As I see it, what Hive actually is as a platform, is an enabler for creativity and has the ability to replace the way we "look" at the internet. As rather than seeing it as we do as a transmitter of information to satisfy our needs alone, it also becomes a place for average people to build directly onto the infrastructure itself, which I think is interesting. What I mean by this is that if you write on Facebook, what is actually happening is that your information is stored in their servers around the world. However, when you write on Hive it is stored on the blockchain (yes, still on servers) forever. This is the immutability aspect, but what it also means is that we all become a part of Hive at the base layer, at least through transactions.
However, no one need actually worry much about this, because of the interfaces are the way we visualize it and this is also why it doesn't matter if Hive explodes into the mainstream, because what does that actually mean? If for example Hive Blogging explodes and 100M people join up, it completely changes the experience of bloggers, but has near zero effect on how Splinterlands players interact with Hive, other than making RCs more important and creating accounts a challenge!
This means that no matter how popular "Hive" gets, it doesn't mean that all of the Hive interfaces that look at and interact with the blockchain will become popular. However, it is likely that if one interface had a huge amount of success, there would be a splash effect, so many of the current interfaces would benefit, as new users start to explore different aspects of Hive, changing the way they visualize Hive.
And this attention on the platform will start to attract developers who will also find things like the Hive Development Fund (HDF) interesting to use to offset the costs of their foray into Hive. This means that they will start to build new interfaces on the Layer One code to serve an audience in the hope to generate demand, just like on the internet. And, these new businesses will start to bring what is already available on Web2 onto Web3, as well as utilize the new capabilities to empower them further.
All of this results in an expanding ecosystem on Hive that will increasingly connect with other Web3 interfaces across the internet, to become a creator and consumer paradise. With all the new interjections of crypto and blockchain capabilities, it is a potential renaissance of the early days of the internet, as it opens up more blank canvas on which to paint in all directions, meaning that there is a lot of fringe for anyone interested.

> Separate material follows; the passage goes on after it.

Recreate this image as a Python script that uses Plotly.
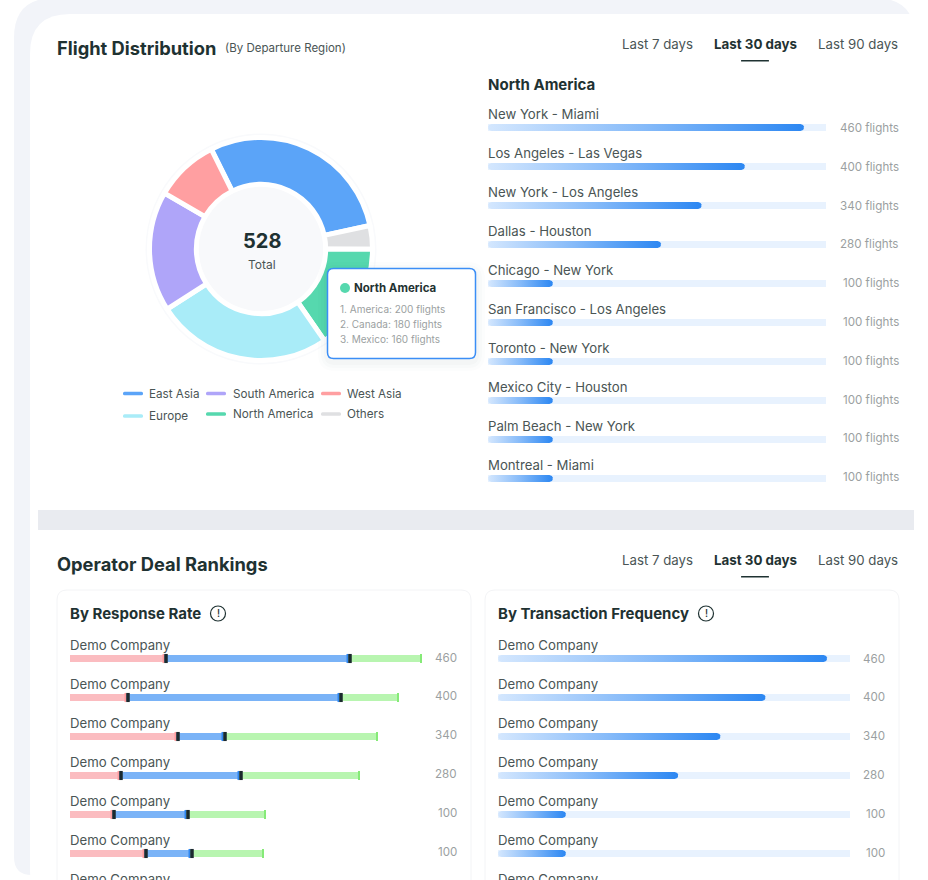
import numpy as np
import plotly.graph_objects as go

W, H = 928, 880
FONT = "Inter"
DARK = "#1f3232"
TEXT = "#4a5555"
MUTED = "#9b9fa1"

# donut
region_names = ["East Asia", "Others", "North America", "Europe", "South America", "West Asia"]
region_values = [153, 18, 81, 135, 92, 49]
region_colors = ["#5ba4f8", "#dfe0e2", "#56d8ae", "#a9ecf8", "#afa5f9", "#ff9fa1"]
total_flights = 528

tooltip_title = "North America"
tooltip_lines = ["1. America: 200 flights", "2. Canada: 180 flights", "3. Mexico: 160 flights"]

# route bars
routes = ["New York - Miami", "Los Angeles - Las Vegas", "New York - Los Angeles", "Dallas - Houston",
          "Chicago - New York", "San Francisco - Los Angeles", "Toronto - New York",
          "Mexico City - Houston", "Palm Beach - New York", "Montreal - Miami"]
route_flights = [460, 400, 340, 280, 100, 100, 100, 100, 100, 100]
route_fill = [93.5, 76, 63.2, 51.2, 19.2, 19.2, 19.2, 19.2, 19.2, 19.2]

# operator rankings
companies = ["Demo Company"] * 7
deal_values = [460, 400, 340, 280, 100, 100]
response_red = [94, 56, 106, 49, 42, 74]
response_blue = [184, 213, 47, 120, 74, 46]
response_green = [74, 60, 155, 121, 80, 74]
frequency_fill = [93.5, 76, 63.2, 51.2, 19.3, 19.3]

tabs = ["Last 7 days", "Last 30 days", "Last 90 days"]


def px(x):
    return x / W


def py(y):
    return 1 - y / H


annotations = []
shapes = []


def label(x, y, text, size=14, color=TEXT, weight=400, anchor="left"):
    # annotations keep a 1px pad around the text
    shift = {"left": -1, "right": 1, "center": 0}[anchor]
    annotations.append(dict(
        x=px(x + shift), y=py(y), xref="paper", yref="paper", text=text, showarrow=False,
        xanchor=anchor, yanchor="middle", borderpad=0,
        font=dict(family=FONT, size=size, color=color, weight=weight),
    ))


def rounded(x0, y0, x1, y1, r):
    return (f"M{px(x0 + r)},{py(y0)} L{px(x1 - r)},{py(y0)} "
            f"Q{px(x1)},{py(y0)} {px(x1)},{py(y0 + r)} L{px(x1)},{py(y1 - r)} "
            f"Q{px(x1)},{py(y1)} {px(x1 - r)},{py(y1)} L{px(x0 + r)},{py(y1)} "
            f"Q{px(x0)},{py(y1)} {px(x0)},{py(y1 - r)} L{px(x0)},{py(y0 + r)} "
            f"Q{px(x0)},{py(y0)} {px(x0 + r)},{py(y0)} Z")


def box(x0, y0, x1, y1, r, fill, line=None, width=0, layer="below"):
    shapes.append(dict(type="path", path=rounded(x0, y0, x1, y1, r), xref="paper", yref="paper",
                       fillcolor=fill, line=dict(color=line or fill, width=width), layer=layer))


def circle(cx, cy, r, fill, line=None, width=0, layer="below"):
    shapes.append(dict(type="circle", xref="paper", yref="paper",
                       x0=px(cx - r), x1=px(cx + r), y0=py(cy - r), y1=py(cy + r),
                       fillcolor=fill, line=dict(color=line or fill, width=width), layer=layer))


def tab_row(y):
    label(622, y, tabs[0], 13.25, TEXT)
    label(714, y, tabs[1], 13.35, DARK, 700)
    label(818, y, tabs[2], 13.25, TEXT)
    box(741, y + 16, 769, y + 17.5, 0.5, DARK)


def rounded_bar(value, row, unit_px, row_h):
    # bar outline in data units, with the ends rounded by the bar's half height
    rx = (row_h / 2) / unit_px
    t = np.linspace(-np.pi / 2, np.pi / 2, 9)
    xs = list(value - rx + rx * np.cos(t)) + list(rx - rx * np.cos(t[::-1]))
    ys = list(row + row_h / 2 / 39 * np.sin(t)) + list(row - row_h / 2 / 39 * np.sin(t))
    return xs + xs[:1], ys + ys[:1]


def gradient_bars(fig, fills, axis_n, unit_px):
    for i, v in enumerate(fills):
        xs, ys = rounded_bar(v, i, unit_px, 7)
        fig.add_trace(go.Scatter(
            x=xs, y=ys, mode="lines", fill="toself", line=dict(width=0), hoverinfo="skip",
            fillgradient=dict(type="horizontal", colorscale=[[0, "#d4e7fe"], [0.5, "#85baf9"], [1, "#2c87f2"]]),
            xaxis=f"x{axis_n}", yaxis=f"y{axis_n}", showlegend=False,
        ))


fig = go.Figure()

# page background and cards
box(14, -2, 915, 300, 40, "#f2f4f9")
box(14, 200, 915, 875, 18, "#f2f4f9")
box(30, 14, 960, 910, 40, "#ffffff")
box(38, 510, 914, 530, 0, "#e9ebf0")
box(57, 590, 471, 910, 10, "#ffffff", "#f3f4f6", 1)
box(485, 590, 899, 910, 10, "#ffffff", "#f3f4f6", 1)

# top card text
label(57, 47.8, "Flight Distribution", 18.3, DARK, 700)
label(225, 48, "(By Departure Region)", 11.5, TEXT)
tab_row(44)
label(488, 84, "North America", 15, DARK, 700)

# donut
circle(261, 249, 115.5, "#f9fafc")
circle(261, 249, 113.5, "#ffffff")
circle(261, 249, 66, "#f8f9fb")
fig.add_trace(go.Pie(
    labels=region_names, values=region_values, sort=False, direction="clockwise", rotation=-26.5,
    hole=0.58, textinfo="none", hoverinfo="label+value", showlegend=False,
    marker=dict(colors=region_colors, line=dict(color="#ffffff", width=5)),
    domain=dict(x=[px(261 - 111.5), px(261 + 111.5)], y=[py(249 + 111.5), py(249 - 111.5)]),
))
label(262, 241, str(total_flights), 20, DARK, 700, "center")
label(262, 264, "Total", 12, TEXT, 400, "center")

# legend drawn by hand, the rows do not line up with plotly's own
legend_items = [("East Asia", 123, 149, 393.5), ("South America", 206, 233, 393.5), ("West Asia", 321, 347, 393.5),
                ("Europe", 123, 149, 416), ("North America", 206, 233, 414), ("Others", 321, 347, 414)]
for name, line_x, text_x, y in legend_items:
    box(line_x, y - 1.75, line_x + 20, y + 1.75, 1.5, region_colors[region_names.index(name)], layer="above")
    label(text_x, y, name, 11.7, TEXT)

# tooltip
for grow, alpha in [(9, 0.012), (6, 0.016), (3, 0.02)]:
    box(327 - grow, 268 - grow + 3, 476 + grow, 359 + grow + 3, 8 + grow, f"rgba(30,50,70,{alpha})", layer="above")
box(327.5, 268.5, 475.5, 358.5, 6, "#ffffff", "#3b8ef6", 1.5, layer="above")
circle(345, 288, 5, "#56d8ae", layer="above")
label(354, 288, tooltip_title, 11.5, DARK, 700)
for i, line in enumerate(tooltip_lines):
    label(340, 309 + 15 * i, line, 10, MUTED)

# route bars
fig.add_trace(go.Bar(
    y=list(range(len(routes))), x=[100] * len(routes), orientation="h", width=7 / 39,
    marker=dict(color="#e8f2fe", line=dict(width=0)), hoverinfo="skip", showlegend=False,
    xaxis="x1", yaxis="y1",
))
gradient_bars(fig, route_fill, 1, 3.38)
for i, (route, n) in enumerate(zip(routes, route_flights)):
    annotations.append(dict(x=0, y=i - 0.335, xref="x1", yref="y1", text=route, showarrow=False, xanchor="left",
                            xshift=-1, yanchor="middle", borderpad=0, font=dict(family=FONT, size=13.2, color=TEXT)))
    label(899, 128 + 38.8 * i, f"{n} flights", 11.6, MUTED, anchor="right")

# bottom card
label(57, 564, "Operator Deal Rankings", 18.3, DARK, 700)
tab_row(560)
label(70, 613.5, "By Response Rate", 15, DARK, 700)
label(498, 613.5, "By Transaction Frequency", 15, DARK, 700)
for cx in [218, 706]:
    circle(cx, 613.5, 7.5, "rgba(0,0,0,0)", DARK, 1.2)
    label(cx, 613, "!", 10, DARK, 500, "center")

# stacked response bars
for values, color, name in [(response_red, "#fbbcc0", "Slow"),
                            (response_blue, "#7ab3f7", "Medium"),
                            (response_green, "#b8f5b0", "Fast")]:
    fig.add_trace(go.Bar(
        y=list(range(len(values))), x=values, orientation="h", width=7 / 39, name=name,
        marker=dict(color=color, line=dict(width=0)), hoverinfo="x", showlegend=False,
        xaxis="x2", yaxis="y2",
    ))
red_end = np.array(response_red)
blue_end = red_end + np.array(response_blue)
green_end = blue_end + np.array(response_green)
rows = list(range(len(red_end)))
for xs, color, width in [(red_end - 0.5, "#ff9d9f", 2), (blue_end - 0.5, "#2f86f0", 2), (green_end - 1, "#86ea78", 2),
                         (red_end + 2, "#1b2a2e", 3.5), (blue_end + 2, "#1b2a2e", 3.5)]:
    fig.add_trace(go.Scatter(
        x=xs, y=rows, mode="markers", hoverinfo="skip", showlegend=False,
        marker=dict(symbol="line-ns", size=6.5, line=dict(color=color, width=width)),
        xaxis="x2", yaxis="y2",
    ))

# frequency bars
fig.add_trace(go.Bar(
    y=list(range(len(frequency_fill))), x=[100] * len(frequency_fill), orientation="h", width=7 / 39,
    marker=dict(color="#e8f2fe", line=dict(width=0)), hoverinfo="skip", showlegend=False,
    xaxis="x3", yaxis="y3",
))
gradient_bars(fig, frequency_fill, 3, 3.52)

for i, company in enumerate(companies):
    for ref in ["2", "3"]:
        annotations.append(dict(x=0, y=i - 0.335, xref=f"x{ref}", yref=f"y{ref}", text=company, showarrow=False,
                                xshift=-1, xanchor="left", yanchor="middle", borderpad=0,
                                font=dict(family=FONT, size=13.2, color=TEXT)))
for i, v in enumerate(deal_values):
    label(457, 657.5 + 38.8 * i, str(v), 11.6, MUTED, anchor="right")
    label(885, 658.5 + 38.8 * i, str(v), 11.6, MUTED, anchor="right")

hidden = dict(visible=False, showgrid=False, zeroline=False, fixedrange=True)
bottom_range = [(880 - 658.5) / 39, -0.5]
fig.update_layout(
    width=W, height=H, autosize=False,
    margin=dict(l=0, r=0, t=0, b=0, pad=0),
    paper_bgcolor="#ffffff", plot_bgcolor="rgba(0,0,0,0)",
    font=dict(family=FONT),
    barmode="stack", barcornerradius=0,
    xaxis=dict(hidden, domain=[px(488), px(826)], range=[0, 100]),
    yaxis=dict(hidden, domain=[py(498), py(108)], range=[9.5, -0.5]),
    xaxis2=dict(hidden, domain=[px(70), px(422)], range=[0, 352]),
    yaxis2=dict(hidden, domain=[py(880), py(639)], range=bottom_range),
    xaxis3=dict(hidden, domain=[px(498), px(850)], range=[0, 100]),
    yaxis3=dict(hidden, domain=[py(880), py(639)], range=bottom_range),
    shapes=shapes, annotations=annotations,
)

fig.write_html("out.html", config={"displayModeBar": False},
               post_script="document.body.style.margin='0';document.body.style.overflow='hidden';")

And, it couldn't come to soon, as the "traditional" internet has been commandeered over the last decade to become owned by a handful of companies globally, who use it to manipulate us into making more money for them. It has become a place that crushes the creator, not empowers them, as monetization models are in the hands of the centralized administrators and corporations, not the audience that consumes them.
And this is why the distributed ownership model of crypto and the infrastructure is so important, because it enables us as the creators and the consumers to build a more direct relationship with each other, rather than relying on the handful of corporations to deliver the experience to us.
But, Vincent need not worry, because it is unlikely that Hive is ever going to be as mainstream as Facebook or Instagram, because that is not what the industry of decentralization is about. What it can do is capture 100 million users through its various interfaces and empower them to take part in the decentralization of internet ownership globally, so there can no longer be a monopolization of information distribution again.
And with that at stake, who can possibly get bored?